SBS 301 Cultural Diversity/Prof. Koptiuch         Fall 2008        Personal Memory Ethnographies

Ewa K Freindl

You can hear it in my accent when I talk

                    The view from window of airplanes landing, sound of some happy music playing from the speakers, hundreds of busy people walking by, babies crying loud, people laughing, smell of hot coffee, feeling of fear and excitement. It was cold, it was loud and it was just strange to sit at the JFK in New York by myself.  I could hear my MP3 player and how the battery was slowly dying after 12 hour flight; Sting was singing about Englishman in New York, and here I come, Polish girl unsure what is going to happen next, in New York. 

                        I came to the U.S. a week before the September 11, 2001, when America, as one of the most powerful countries in the world, defined as freedom to every other nation; just seven days later and the whole world turned upside down when the attack happened in New York by terrorists, and the word “freedom” became questionable to every human being. At the time I still was not able to pronounce specific words in English, a language that was as new to me as the whole country itself; I remember the feeling of frustration and anger when I was trying to make simple conversation with someone who could not understand a single word I was saying. The only languages I knew were Polish, German and Dutch – neither of them helpful at that very moment.

                      The view of airplanes landing on the bright blue sky is very important to me because it reminds me of that day at the JFK in New York when I arrived to the USA with one way ticket, one baggage and tiny little Polish-English dictionary in my hand; the feelings I can describe are both fear – because I did not know what to expect and excitement at the same time – because I knew this will be the new chapter in my life. I remember clearly the smell of Starbucks coffee when I was passing by people on my way to grab a cab; the smell teased me at that moment and I wanted a sip of it so much but I was too afraid to go and buy it, since I was so lost at that place and I wanted to find my way out.  Airports will always be very special to me since I spent a good amount of my life traveling from place to place, but that specific airport at the JFK will always bring all the memories to me.
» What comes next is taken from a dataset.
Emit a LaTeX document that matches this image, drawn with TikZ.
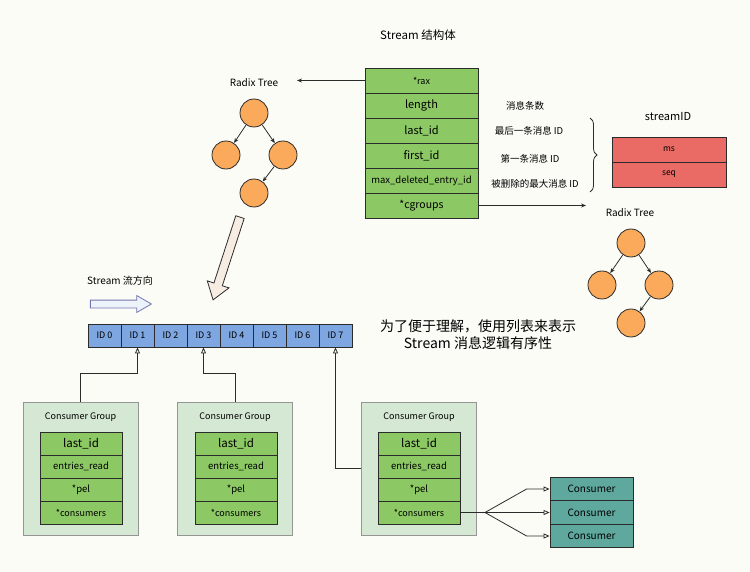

                     Ever since I remember, I have always been interested in discovering different cultures and religions; learning about human ethnicity was fascinating to me, because I believe that everybody has some unique story to tell. Coming to the U.S. meant another lesson about the people and the way they live and deal with their background. America was just a perfect place to be.  While in Europe ethnicity is segregated by country and region, here in the United States people are mixed up together, sharing one country. I could learn more about different traditions and religions here in the U.S. than in Europe or Africa, because here even if far away from their home countries, people still seem to keep their traditions, beliefs or cultures alive. This is very impressive to me. What I have learned from September 11 is the fact that in tragic situations people are able to comfort themselves. Cultural background and ethnicity is no longer as important when tragedy happens because people do not notice their skin color, their roots and their different opinions about things such as political views; they are all the same at that moment and they see themselves as brothers and sisters

                     Seven years later I go back to New York with a smile on my face; I consider myself as a completely different person now, than I was years ago. Moving to the U.S. was the biggest change in my life and the biggest experience so far. After I graduate in May I am planning on joining the U.S. Air Force in order to continue my life journey, but I will always remember the day when I arrived to John Kennedy International Airport and I did not know where to go, who to ask and how to talk to people in my new “home”. Now I understand Americans better than ever before and smile to hundreds of immigrants I meet every single day….as one of them, I sing with Sting “be yourself, no matter what they say”.